* [RAW DATA]
========================
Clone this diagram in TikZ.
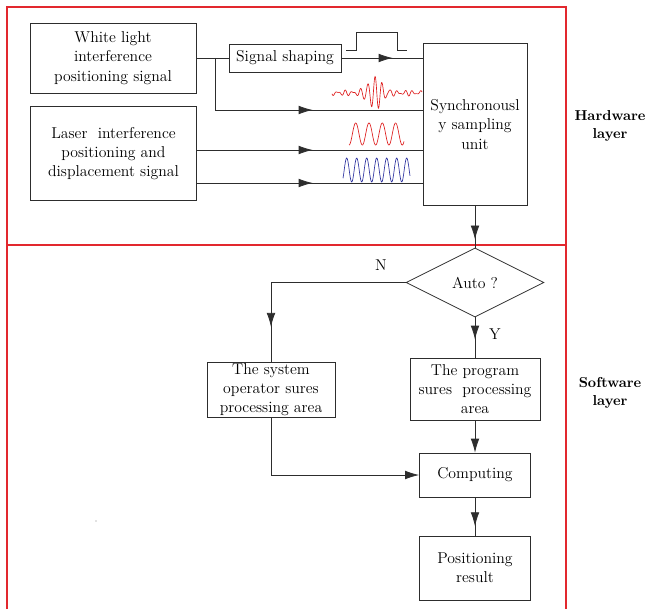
\documentclass[tikz,border=0pt]{standalone}
\usepackage{tikz}
\usetikzlibrary{shapes.geometric,arrows.meta,decorations.markings}

\definecolor{layerred}{RGB}{226,40,46}
\definecolor{wavered}{RGB}{222,30,30}
\definecolor{waveblue}{RGB}{45,50,160}
\definecolor{boxgray}{RGB}{45,45,45}

\tikzset{
    box/.style={draw=boxgray, line width=0.6pt, align=center, inner sep=1pt},
    conn/.style={color=boxgray, line width=0.6pt},
    tipat/.style={postaction={decorate}, decoration={markings, mark=at position #1 with {\arrow{Latex[length=10.5pt,width=6.5pt]}}}},
}

\begin{document}
\begin{tikzpicture}[x=0.75pt, y=-0.75pt, font=\fontsize{11.8pt}{14.4pt}\selectfont]
        \useasboundingbox (0,0) rectangle (648,609);

        \draw[layerred, line width=0.8pt] (7,7) rectangle (566,245);
        \draw[layerred, line width=0.8pt] (7,609) |- (566,245) -- (566,609);
        \node[font=\fontsize{10.8pt}{13.5pt}\selectfont\bfseries, align=center] (hw) at (610,126) {Hardware\\layer};
        \node[font=\fontsize{10.8pt}{13.5pt}\selectfont\bfseries, align=center] (sw) at (610,393) {Software\\layer};

        \node[box, minimum width=124.5pt, minimum height=52.5pt] (white) at (113,58) {White light\\interference\\positioning signal};
        \node[box, minimum width=84pt, minimum height=21pt] (shaping) at (285,58) {Signal shaping};
        \node[box, minimum width=125pt, minimum height=71pt] (laser) at (113.5,153.5) {Laser~ interference\\positioning and\\displacement signal};
        \node[box, minimum width=78pt, minimum height=122pt] (sync) at (475,124.5) {Synchronousl\\y sampling\\unit};

        \node[box, diamond, shape aspect=2, minimum width=103.5pt, minimum height=51.75pt, inner sep=0pt] (auto) at (475,282.5) {Auto ?};
        \node[box, minimum width=96pt, minimum height=41.25pt, inner sep=0pt] (system) at (271,389.5) {The system\\operator sures\\processing area};
        \node[box, minimum width=97.5pt, minimum height=46.5pt] (program) at (475,389) {The program\\sures~ processing\\area};
        \node[box, minimum width=83.25pt, minimum height=33pt] (computing) at (475,475) {Computing};
        \node[box, minimum width=83.25pt, minimum height=48pt] (result) at (475,568) {Positioning\\result};
        \node (no) at (381,265) {N};
        \node (yes) at (495,334) {Y};

        \coordinate (split) at (215,58);
        \coordinate (bend) at (215,110);

        % signals
        \draw[conn] (white.east) -- (shaping.west);
        \draw[conn] (split) -- (bend);
        \draw[conn, tipat=-82.5pt] (bend) -- (sync.west |- bend);
        \draw[conn, tipat=-22.5pt] (shaping.east) -- (sync.west |- shaping.east);
        \draw[conn, tipat=-82.5pt] (laser.east |- 0,150) -- (sync.west |- 0,150);
        \draw[conn, tipat=-82.5pt] (laser.east |- 0,183) -- (sync.west |- 0,183);

        \draw[boxgray, line width=0.6pt] (346,50) -- (356,50) -- (356,32) -- (397,32) -- (397,50) -- (407,50);
        \draw[wavered, line width=0.5pt, domain=332:422, samples=300, smooth, variable=\x] plot (\x, {93 - 14*exp(-((\x-375)/10)*((\x-375)/10))*cos((\x-375)*51.43) + 1.8*sin((\x-332)*48) + 1.2*sin((\x-332)*71+40)});
        \draw[wavered, line width=0.5pt, domain=349:404, samples=150, smooth, variable=\x] plot (\x, {134 - 11*cos((\x-355.7)*27.07)});
        \draw[waveblue, line width=0.5pt, domain=343:410, samples=150, smooth, variable=\x] plot (\x, {170 - 12*cos((\x-346.7)*36)});

        % flow
        \draw[conn, tipat=-6pt] (sync.south) -- (auto.north);
        \draw[conn, tipat=-26pt] (auto.west) -| (system.north);
        \draw[conn, tipat=-13.5pt] (auto.south) -- (program.north);
        \draw[conn, -{Latex[length=10.5pt,width=6.5pt]}] (program.south) -- (computing.north);
        \draw[conn, -{Latex[length=10.5pt,width=6.5pt]}] (system.south) |- (computing.west);
        \draw[conn, tipat=-7pt] (computing.south) -- (result.north);

        \fill[gray] (96,521) circle (0.5pt);
\end{tikzpicture}
\end{document}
========================
Would you reproduce the lines above, from the very first through the line containing "align=center] (sw) at", exactly and without the pictures?

Clone this diagram in TikZ.
\documentclass[tikz,border=0pt]{standalone}
\usepackage{tikz}
\usetikzlibrary{shapes.geometric,arrows.meta,decorations.markings}

\definecolor{layerred}{RGB}{226,40,46}
\definecolor{wavered}{RGB}{222,30,30}
\definecolor{waveblue}{RGB}{45,50,160}
\definecolor{boxgray}{RGB}{45,45,45}

\tikzset{
    box/.style={draw=boxgray, line width=0.6pt, align=center, inner sep=1pt},
    conn/.style={color=boxgray, line width=0.6pt},
    tipat/.style={postaction={decorate}, decoration={markings, mark=at position #1 with {\arrow{Latex[length=10.5pt,width=6.5pt]}}}},
}

\begin{document}
\begin{tikzpicture}[x=0.75pt, y=-0.75pt, font=\fontsize{11.8pt}{14.4pt}\selectfont]
        \useasboundingbox (0,0) rectangle (648,609);

        \draw[layerred, line width=0.8pt] (7,7) rectangle (566,245);
        \draw[layerred, line width=0.8pt] (7,609) |- (566,245) -- (566,609);
        \node[font=\fontsize{10.8pt}{13.5pt}\selectfont\bfseries, align=center] (hw) at (610,126) {Hardware\\layer};
        \node[font=\fontsize{10.8pt}{13.5pt}\selectfont\bfseries, align=center] (sw) at (610,393) {Software\\layer};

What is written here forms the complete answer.